Supplier competition intensifies for infotainment software
The battle for the dashboard will intensify as companies fight to supply the brains and technology behind increasingly sophisticated infotainment systems. In western Europe, the market for content-rich systems using dashboard displays of 4.5 inches and more will rise to 3.0 billion euros by 2020 from 2.5 billion euros now, according to analysts IHS Automotive. The number of new cars equipped with these more expensive systems in western Europe will rise to 40 percent from 20 percent in the same time period as customers increasingly demand smartphone-like connectivity and usability, the company predicts.
“We’re seeing that infotainment is becoming more and more of a selling point as people spend more time in traffic,” Jack Bergquist, IHS senior analyst for infotainment and telematics, said. One of the biggest dilemmas for automakers is deciding which underlying software platform to use. BlackBerry subsidiary QNX is the global leader with a 44 percent share of the in-dash operating systems market, according to IHS. Microsoft ranks second followed by Linux-based solutions.
Ford is one of Microsoft’s biggest clients, but reports earlier this year said Ford would dump the software giant in favor of QNX for the third generation of its Sync infotainment system. Ford told Automotive News Europe that no decision had been made on which supplier would handle the project. IHS’s Bergquist said Microsoft is pulling back from automotive. “Microsoft is not bidding for new work,” he said.
Ford did a lot of the in-house development for Sync, which is extremely expensive, according to the head of automotive at infotainment specialist Harman, a major user of QNX and also its former owner. “Today’s systems cost over $100 million, and we don’t start from scratch. For someone like Ford it costs a lot more, as well as causing untold misery and pain,” Sachin Lawande said. Despite its market leadership, QNX is unlikely to be the main beneficiary if Microsoft does move away from the sector, particularly among Western carmakers, IHS believes. Instead the consultancy expects that more carmakers will opt for Linux-based systems because they are open source, meaning they are license-free, and once programed to automotive grade they can be updated easily.

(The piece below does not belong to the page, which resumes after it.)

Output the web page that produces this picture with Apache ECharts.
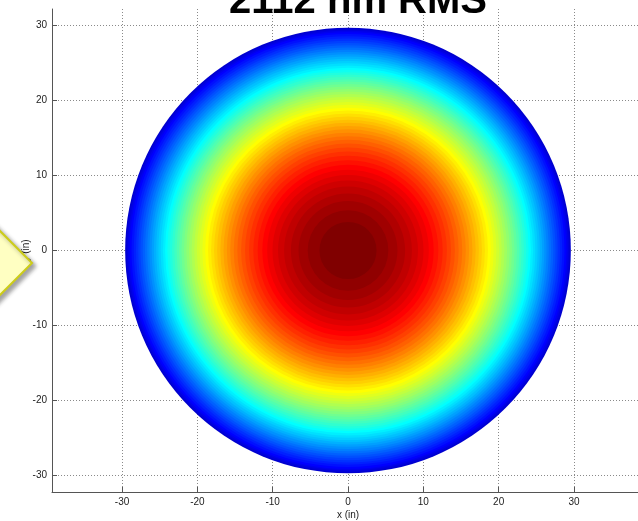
<!DOCTYPE html>
<html>
<head>
<meta charset="utf-8">
<script src="https://cdn.jsdelivr.net/npm/echarts@6/dist/echarts.min.js"></script>
<style>
html,body{margin:0;padding:0;background:#fff;}
#chart{width:638px;height:521px;}
</style>
</head>
<body>
<div id="chart"></div>
<script>
// Tick values of both axes
const xTicks = [-30, -20, -10, 0, 10, 20, 30];
const yTicks = [-30, -20, -10, 0, 10, 20, 30];
const titleText = '2112 nm RMS';

// Contour bands (outer radius in inches, jet(64) colour index)
const bandRadius = [29.65, 29.45, 29.25, 29.05, 28.80, 28.50, 28.20, 27.90, 27.61, 27.31,
                    27.01, 26.71, 26.41, 26.12, 25.82, 25.52, 25.22, 24.92, 24.63, 24.33,
                    24.03, 23.73, 23.42, 23.11, 22.80, 22.48, 22.16, 21.83, 21.50,
                    21.16, 20.81, 20.46, 20.11, 19.75, 19.38, 19.00, 18.62, 18.22, 17.82,
                    17.41, 16.99, 16.56, 16.12, 15.67, 15.20, 14.72, 14.22, 13.70, 13.16,
                    12.60, 12.02, 11.40, 10.75, 10.05, 9.31, 8.50, 7.60, 6.58, 5.37, 3.80];
const bandLevel = [4, 5, 6, 7, 8, 9, 10, 11, 12,
                   13, 14, 15, 16, 17, 18, 19, 20, 21, 22,
                   23, 24, 25, 26, 27, 28, 29, 30, 31, 32,
                   33, 34, 35, 36, 37, 38, 39, 40, 41, 42,
                   43, 44, 45, 46, 47, 48, 49, 50, 51, 52,
                   53, 54, 55, 56, 57, 58, 59, 60, 61, 62, 63];
const bandCenterX = 0;
const bandCenterY = 0;

const bandData = bandRadius.map((r, i) => [bandCenterX, bandCenterY, r, bandLevel[i]]);

const jet = ['#000080', '#0000FF', '#0080FF', '#00FFFF', '#80FF80', '#FFFF00', '#FF8000', '#FF0000', '#800000'];

const axisColor = '#555';
const labelFont = { fontFamily: 'Liberation Sans, Arial, sans-serif', fontSize: 10, color: '#222' };

const chart = echarts.init(document.getElementById('chart'), null, { renderer: 'canvas' });
chart.setOption({
  animation: false,
  backgroundColor: '#fff',
  grid: { left: 52, top: 9, width: 592, height: 483, containLabel: false, outerBoundsMode: 'none' },
  xAxis: {
    type: 'value', min: -39.3, max: 39.3,
    name: 'x (in)', nameLocation: 'middle', nameGap: 18, nameMoveOverlap: false,
    nameTextStyle: labelFont,
    axisLine: { show: true, onZero: false, lineStyle: { color: axisColor, width: 1 } },
    axisTick: { show: true, inside: true, length: 5, customValues: xTicks, lineStyle: { color: axisColor } },
    axisLabel: Object.assign({ customValues: xTicks, margin: 5 }, labelFont),
    splitLine: { show: true, lineStyle: { type: [1, 2], color: '#8a8a8a', width: 1 } }
  },
  yAxis: {
    type: 'value', min: -32.2, max: 32.2,
    name: 'y (in)', nameLocation: 'middle', nameGap: 21, nameMoveOverlap: false,
    nameTextStyle: labelFont,
    axisLine: { show: true, onZero: false, lineStyle: { color: axisColor, width: 1 } },
    axisTick: { show: true, inside: true, length: 5, customValues: yTicks, lineStyle: { color: axisColor } },
    axisLabel: Object.assign({ customValues: yTicks, margin: 5 }, labelFont),
    splitLine: { show: true, lineStyle: { type: [1, 2], color: '#8a8a8a', width: 1 } }
  },
  visualMap: {
    show: false, type: 'continuous', min: -1, max: 63, dimension: 3, seriesIndex: 0,
    inRange: { color: jet }
  },
  series: [{
    type: 'custom',
    coordinateSystem: 'cartesian2d',
    data: bandData,
    z: 5,
    renderItem: function (params, api) {
      const c = api.coord([api.value(0), api.value(1)]);
      const s = api.size([api.value(2), api.value(2)]);
      return {
        type: 'circle',
        shape: { cx: c[0], cy: c[1], r: (s[0] + s[1]) / 2 },
        style: { fill: api.visual('color'), stroke: null }
      };
    }
  }],
  graphic: [
    {
      type: 'polygon', z: 100,
      shape: { points: [[-40, 191], [32, 263], [-40, 335]] },
      style: {
        fill: '#FFFFC2', stroke: '#CCCC1A', lineWidth: 2,
        shadowBlur: 4, shadowOffsetX: 3, shadowOffsetY: 3, shadowColor: 'rgba(0,0,0,0.35)'
      }
    },
    {
      type: 'text', z: 100, x: 358, y: -18,
      style: {
        text: titleText, fill: '#000',
        font: 'bold 40px "Liberation Sans", Arial, sans-serif',
        align: 'center', verticalAlign: 'top'
      }
    }
  ]
});
</script>
</body>
</html>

One of the more high-profile Linux applications is Genivi, a system developed by a non-profit alliance that includes BMW and Jaguar Land Rover. Genivi is underpinned by U.S.-based chipmaker Intel.
“The automotive industry needs open platforms not tied to specific vendors, and that is the major target of Genivi,” JLR head of engineering Wolfgang Ziebart said. The platform is “about to launch in our top new infotainment system,” he said, without giving a timeframe.

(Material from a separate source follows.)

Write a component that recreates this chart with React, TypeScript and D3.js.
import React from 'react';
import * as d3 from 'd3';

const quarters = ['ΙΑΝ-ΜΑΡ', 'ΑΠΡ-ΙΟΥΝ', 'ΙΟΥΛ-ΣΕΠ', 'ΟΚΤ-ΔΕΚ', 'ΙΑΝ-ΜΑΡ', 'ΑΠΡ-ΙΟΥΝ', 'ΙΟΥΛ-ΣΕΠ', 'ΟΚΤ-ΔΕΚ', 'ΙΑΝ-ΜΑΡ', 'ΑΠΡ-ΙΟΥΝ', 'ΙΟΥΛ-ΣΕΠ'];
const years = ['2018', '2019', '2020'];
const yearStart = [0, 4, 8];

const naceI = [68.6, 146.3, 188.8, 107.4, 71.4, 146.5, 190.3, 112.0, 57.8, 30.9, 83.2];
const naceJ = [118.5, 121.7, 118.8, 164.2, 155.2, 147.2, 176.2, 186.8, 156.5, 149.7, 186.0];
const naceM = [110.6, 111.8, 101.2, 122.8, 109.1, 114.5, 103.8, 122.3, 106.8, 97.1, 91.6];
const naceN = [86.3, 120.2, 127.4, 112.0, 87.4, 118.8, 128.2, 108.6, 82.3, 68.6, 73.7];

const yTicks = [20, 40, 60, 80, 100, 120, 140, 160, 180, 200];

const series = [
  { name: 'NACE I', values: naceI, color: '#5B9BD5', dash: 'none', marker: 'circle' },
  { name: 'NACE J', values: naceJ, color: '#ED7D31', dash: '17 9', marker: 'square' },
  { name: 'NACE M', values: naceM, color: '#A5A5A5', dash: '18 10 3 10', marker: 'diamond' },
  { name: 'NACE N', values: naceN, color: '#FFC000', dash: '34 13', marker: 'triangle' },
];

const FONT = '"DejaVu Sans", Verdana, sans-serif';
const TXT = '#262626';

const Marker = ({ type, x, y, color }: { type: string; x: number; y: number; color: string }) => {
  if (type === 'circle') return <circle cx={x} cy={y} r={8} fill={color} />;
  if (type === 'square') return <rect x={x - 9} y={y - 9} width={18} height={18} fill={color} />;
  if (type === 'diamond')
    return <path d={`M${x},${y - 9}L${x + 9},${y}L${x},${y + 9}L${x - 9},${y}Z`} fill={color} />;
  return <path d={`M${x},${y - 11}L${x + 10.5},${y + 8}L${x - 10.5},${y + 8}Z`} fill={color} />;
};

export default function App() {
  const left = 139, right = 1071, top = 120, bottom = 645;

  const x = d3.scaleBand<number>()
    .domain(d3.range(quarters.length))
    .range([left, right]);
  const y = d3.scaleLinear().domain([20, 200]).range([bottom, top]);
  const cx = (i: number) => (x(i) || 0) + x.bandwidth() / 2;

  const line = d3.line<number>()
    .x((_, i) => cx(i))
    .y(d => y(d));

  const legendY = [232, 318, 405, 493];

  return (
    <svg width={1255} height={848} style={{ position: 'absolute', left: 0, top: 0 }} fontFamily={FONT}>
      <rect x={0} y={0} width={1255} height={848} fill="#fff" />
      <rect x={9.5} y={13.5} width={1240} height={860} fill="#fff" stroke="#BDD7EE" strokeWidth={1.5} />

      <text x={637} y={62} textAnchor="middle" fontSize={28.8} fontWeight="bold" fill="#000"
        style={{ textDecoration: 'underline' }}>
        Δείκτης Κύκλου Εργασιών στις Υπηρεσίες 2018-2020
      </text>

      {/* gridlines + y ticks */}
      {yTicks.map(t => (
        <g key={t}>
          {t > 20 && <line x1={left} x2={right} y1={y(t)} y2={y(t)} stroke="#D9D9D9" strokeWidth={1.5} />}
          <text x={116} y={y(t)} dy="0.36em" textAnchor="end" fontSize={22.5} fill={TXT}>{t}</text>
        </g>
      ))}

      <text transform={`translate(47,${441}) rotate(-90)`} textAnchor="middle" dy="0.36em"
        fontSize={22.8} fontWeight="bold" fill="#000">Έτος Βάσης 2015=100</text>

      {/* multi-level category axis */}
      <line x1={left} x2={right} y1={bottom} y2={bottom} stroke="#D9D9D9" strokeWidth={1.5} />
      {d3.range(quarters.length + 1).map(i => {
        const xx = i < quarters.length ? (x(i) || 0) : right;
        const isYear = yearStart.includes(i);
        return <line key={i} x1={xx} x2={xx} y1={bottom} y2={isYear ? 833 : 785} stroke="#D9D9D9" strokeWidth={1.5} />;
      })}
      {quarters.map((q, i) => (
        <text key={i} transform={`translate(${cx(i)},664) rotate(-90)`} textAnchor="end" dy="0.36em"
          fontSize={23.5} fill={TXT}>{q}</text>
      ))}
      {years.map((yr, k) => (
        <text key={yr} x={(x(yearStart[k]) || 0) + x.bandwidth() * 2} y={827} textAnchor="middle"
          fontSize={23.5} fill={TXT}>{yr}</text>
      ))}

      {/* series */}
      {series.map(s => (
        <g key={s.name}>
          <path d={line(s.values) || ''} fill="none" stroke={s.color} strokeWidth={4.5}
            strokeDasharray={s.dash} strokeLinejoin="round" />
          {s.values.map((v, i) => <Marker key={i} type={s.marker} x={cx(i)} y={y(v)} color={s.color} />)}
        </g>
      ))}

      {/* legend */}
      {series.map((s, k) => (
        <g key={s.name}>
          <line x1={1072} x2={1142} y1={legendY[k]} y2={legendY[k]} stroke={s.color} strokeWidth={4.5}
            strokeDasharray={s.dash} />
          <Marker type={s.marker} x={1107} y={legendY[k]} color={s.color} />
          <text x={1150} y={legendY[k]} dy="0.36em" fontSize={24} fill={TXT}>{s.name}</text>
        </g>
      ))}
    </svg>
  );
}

QNX head of sales and marketing Derek Kuhn, however, is critical of Genivi. “Genivi is a marketing stunt. It’s unbelievably expensive compared with everything else out there,” he told Automotive News Europe. He also said that Linux systems could be vulnerable to security flaws. Right now automakers don’t have to safety-certify infotainment systems in the way they do for instrument clusters, but that might change as they look to integrate driver information, safety systems and entertainment.

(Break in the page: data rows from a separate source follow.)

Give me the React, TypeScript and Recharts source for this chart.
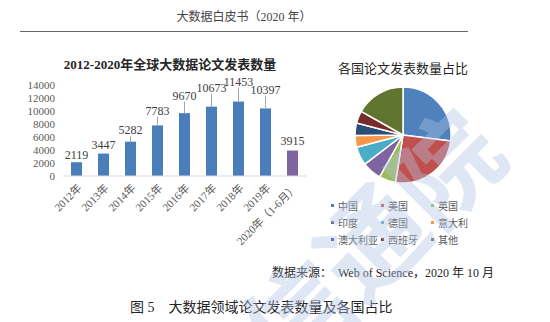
import React from "react"
import { BarChart, Bar, XAxis, YAxis, Cell, LabelList, PieChart, Pie } from "recharts"

const years = ["2012年", "2013年", "2014年", "2015年", "2016年", "2017年", "2018年", "2019年", "2020年（1-6月）"]
const papers = [2119, 3447, 5282, 7783, 9670, 10673, 11453, 10397, 3915]
const yTicks = [0, 2000, 4000, 6000, 8000, 10000, 12000, 14000]

const countries = ["中国", "美国", "英国", "印度", "德国", "意大利", "澳大利亚", "西班牙", "其他"]
const shares = [27, 25.5, 5.6, 6.5, 6.3, 3.9, 4.2, 4.2, 16.8]

const pieColors = ["#4F81BD", "#C0504D", "#9BBB59", "#8064A2", "#4BACC6", "#F79646", "#2C4D75", "#772C2A", "#5F7530"]
const FONT = "'Liberation Serif', 'Times New Roman', 'Noto Sans CJK SC', serif"

const barData = years.map((year, i) => ({ year, value: papers[i] }))
const pieData = countries.map((name, i) => ({ name, value: shares[i] }))

const XTick = (props: any) => {
  const { x, y, payload } = props
  const tx = x + 3
  const ty = y + 2
  return (
    <text x={tx} y={ty} dy="0.35em" transform={`rotate(-45 ${tx} ${ty})`} textAnchor="end" fontSize={11} fill="#595959" fontFamily={FONT}>
      {payload.value}
    </text>
  )
}

// labels sit higher on taller bars, tied to the bar top by a short leader line
const BarLabel = (props: any) => {
  const { x, y, width, value } = props
  const cx = x + width / 2
  const lift = value * 0.0014
  const ly = y - lift
  return (
    <g>
      {lift > 6 && <line x1={cx} x2={cx} y1={ly + 2} y2={y} stroke="#a6a6a6" strokeWidth={1} />}
      <text x={cx} y={ly} textAnchor="middle" fontSize={12} fill="#404040" fontFamily={FONT}>
        {value}
      </text>
    </g>
  )
}

export default function App() {
  return (
    <div style={{ position: "absolute", left: 0, top: 0, width: 550, height: 322, background: "#fff", overflow: "hidden", fontFamily: FONT }}>
      <div style={{ position: "absolute", left: 20, width: 448, top: 7, textAlign: "center", fontSize: 12, color: "#444" }}>
        大数据白皮书（2020 年）
      </div>
      <div style={{ position: "absolute", left: 20, width: 448, top: 31, height: 1, background: "#666" }} />

      <div style={{ position: "absolute", left: 40, width: 260, top: 54, textAlign: "center", fontSize: 13, fontWeight: 700, color: "#262626" }}>
        2012-2020年全球大数据论文发表数量
      </div>
      <div style={{ position: "absolute", left: 0, top: 70 }}>
        <BarChart width={310} height={176} data={barData} margin={{ top: 15, right: 4, left: 0, bottom: 0 }}>
          <XAxis dataKey="year" height={70} interval={0} tickLine={false} axisLine={{ stroke: "#d9d9d9" }} tick={<XTick />} />
          <YAxis width={63} domain={[0, 14000]} ticks={yTicks} interval={0} axisLine={false} tickLine={false} tick={{ fontSize: 11, fill: "#595959", fontFamily: FONT }} />
          <Bar dataKey="value" barSize={11} isAnimationActive={false}>
            {barData.map((d, i) => (
              <Cell key={d.year} fill={i === barData.length - 1 ? "#8064A2" : "#4A7EBB"} />
            ))}
            <LabelList dataKey="value" content={<BarLabel />} />
          </Bar>
        </BarChart>
      </div>

      <div style={{ position: "absolute", left: 323, width: 160, top: 58, textAlign: "center", fontSize: 13, color: "#262626" }}>
        各国论文发表数量占比
      </div>
      <div style={{ position: "absolute", left: 333, top: 75 }}>
        <PieChart width={140} height={120} margin={{ top: 0, right: 0, left: 0, bottom: 0 }}>
          <Pie data={pieData} dataKey="value" nameKey="name" cx={70} cy={60} outerRadius={48} startAngle={90} endAngle={-270} stroke="#fff" strokeWidth={1.5} isAnimationActive={false}>
            {pieData.map((d, i) => (
              <Cell key={d.name} fill={pieColors[i]} />
            ))}
          </Pie>
        </PieChart>
      </div>
      {pieData.map((d, i) => (
        <div key={d.name} style={{ position: "absolute", left: 331 + (i % 3) * 50, top: 198 + Math.floor(i / 3) * 17, fontSize: 10, color: "#595959", display: "flex", alignItems: "center", whiteSpace: "nowrap" }}>
          <span style={{ display: "inline-block", width: 3, height: 3, background: pieColors[i], marginRight: 4 }} />
          {d.name}
        </div>
      ))}

      <div style={{ position: "absolute", left: 272, top: 263, fontSize: 12, color: "#262626", whiteSpace: "nowrap" }}>
        数据来源：&nbsp;&nbsp;Web of Science，2020 年 10 月
      </div>
      <div style={{ position: "absolute", left: 130, top: 296, fontSize: 14, color: "#262626", whiteSpace: "nowrap" }}>
        图 5&nbsp;&nbsp;&nbsp;&nbsp;大数据领域论文发表数量及各国占比
      </div>

      <svg width={550} height={322} style={{ position: "absolute", left: 0, top: 0, pointerEvents: "none" }}>
        <text x={400} y={270} transform="rotate(-45 400 270)" textAnchor="middle" fontSize={105} fontWeight={700} fill="rgba(175,195,228,0.4)" fontFamily="'Noto Sans CJK SC', sans-serif">
          信通院
        </text>
      </svg>
    </div>
  )
}
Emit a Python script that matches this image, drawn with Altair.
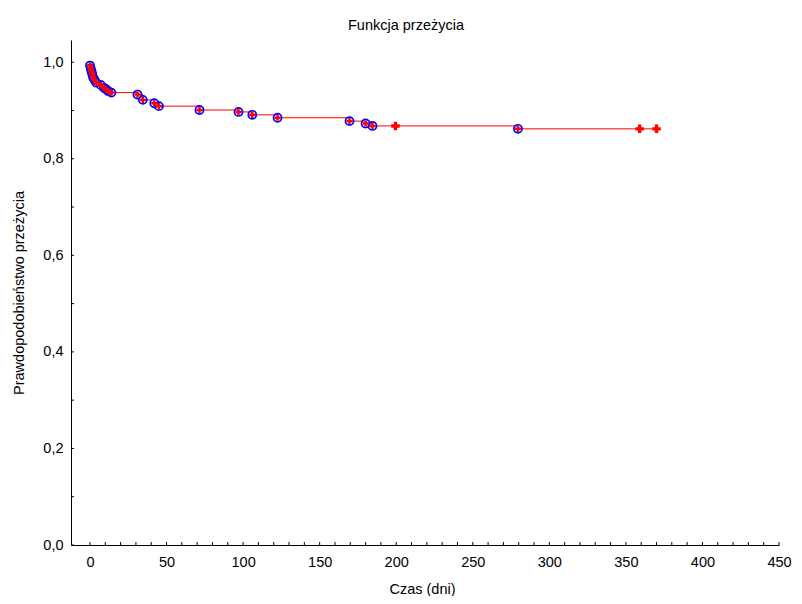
import altair as alt
import pandas as pd

# Kaplan-Meier estimate
times = [0, 0.5, 1, 1.5, 2, 3, 4, 7, 9, 10.5, 12, 14, 31, 34.5, 42, 45,
         71.5, 97, 106, 122.5, 169.5, 180, 184.5, 199.5, 279.5, 359, 370]
surv = [0.993, 0.987, 0.981, 0.975, 0.969, 0.963, 0.958, 0.953, 0.947, 0.944,
        0.940, 0.937, 0.933, 0.922, 0.915, 0.909, 0.901, 0.897, 0.891, 0.885,
        0.878, 0.873, 0.868, 0.868, 0.862, 0.862, 0.862]
event = [1, 1, 1, 1, 1, 1, 1, 1, 1, 1, 1, 1, 1, 1, 1, 1,
         1, 1, 1, 1, 1, 1, 1, 0, 1, 0, 0]

x_labels = [0, 50, 100, 150, 200, 250, 300, 350, 400, 450]
x_ticks = list(range(0, 451, 10))
y_labels = [0.0, 0.2, 0.4, 0.6, 0.8, 1.0]
y_ticks = [i / 10 for i in range(0, 11)]

df = pd.DataFrame({"t": times, "s": surv, "event": event})
W, H = 708, 505
FONT = "Liberation Sans"
FS = 14.5

xs = alt.Scale(domain=[-12.4, 450], nice=False, zero=False)
ys = alt.Scale(domain=[0, 1.046], nice=False)

x_axis = alt.Axis(values=x_labels, ticks=False, grid=False, labelPadding=10,
                  domainColor="#000000", labelFont=FONT, labelFontSize=FS,
                  labelColor="#000000", titleFont=FONT, titleFontSize=FS,
                  titleFontWeight="normal", titleColor="#000000",
                  titlePadding=14, titleX=W / 2 - 3, labelFlush=False)
y_axis = alt.Axis(values=y_labels, ticks=False, grid=False, labelPadding=8,
                  domainColor="#000000", labelFont=FONT, labelFontSize=FS,
                  labelColor="#000000", titleFont=FONT, titleFontSize=FS,
                  titleFontWeight="normal", titleColor="#000000",
                  titlePadding=16, labelFlush=False,
                  labelExpr="replace(format(datum.value, '.1f'), '.', ',')")

base = alt.Chart(df)

line = base.mark_line(interpolate="step-after", color="#ff0000", strokeWidth=1).encode(
    x=alt.X("t:Q", scale=xs, axis=x_axis, title="Czas (dni)"),
    y=alt.Y("s:Q", scale=ys, axis=y_axis, title="Prawdopodobieństwo przeżycia"),
)

circles = base.transform_filter("datum.event == 1").mark_point(
    shape="circle", filled=False, color="#0000ff", strokeWidth=1.7, size=66, opacity=1
).encode(x=alt.X("t:Q", scale=xs), y=alt.Y("s:Q", scale=ys))

plus_ev = base.transform_filter("datum.event == 1").mark_point(
    shape="cross", filled=True, color="#ff0000", size=38, opacity=1, strokeWidth=0
).encode(x=alt.X("t:Q", scale=xs), y=alt.Y("s:Q", scale=ys))

plus_cens = base.transform_filter("datum.event == 0").mark_point(
    shape="cross", filled=True, color="#ff0000", size=72, opacity=1, strokeWidth=0
).encode(x=alt.X("t:Q", scale=xs), y=alt.Y("s:Q", scale=ys))

xt = alt.Chart(pd.DataFrame({"v": x_ticks})).mark_rule(color="#000000", strokeWidth=1).encode(
    x=alt.X("v:Q", scale=xs), y=alt.value(H), y2=alt.value(H - 3)
)
yt = alt.Chart(pd.DataFrame({"v": y_ticks})).mark_rule(color="#000000", strokeWidth=1).encode(
    y=alt.Y("v:Q", scale=ys), x=alt.value(0), x2=alt.value(3)
)

chart = alt.layer(line, circles, plus_ev, plus_cens, xt, yt).properties(
    width=W, height=H,
    background="#ffffff",
    title=alt.TitleParams("Funkcja przeżycia", font=FONT, fontSize=FS,
                          fontWeight="normal", color="#000000",
                          baseline="alphabetic", offset=9, dx=-19, dy=13),
    autosize=alt.AutoSizeParams(type="none"),
    padding={"left": 63, "top": 32, "right": 15, "bottom": 51},
).configure_view(strokeWidth=0, stroke="transparent")

chart.save("out.html", embed_options={"renderer": "svg", "actions": False})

The goal is cost-saving, said Harmann’s Lawinde. “The kind of resources you have to put in are becoming very similar,” he said, referring to central processor units (CPUs), memory, power supply and controller area network (CAN) interfaces. As the automotive-grade chips from the likes of Intel and newcomers such as Qualcomm containing these CPUs get more powerful, combining all the processing in one makes sense for energy saving too.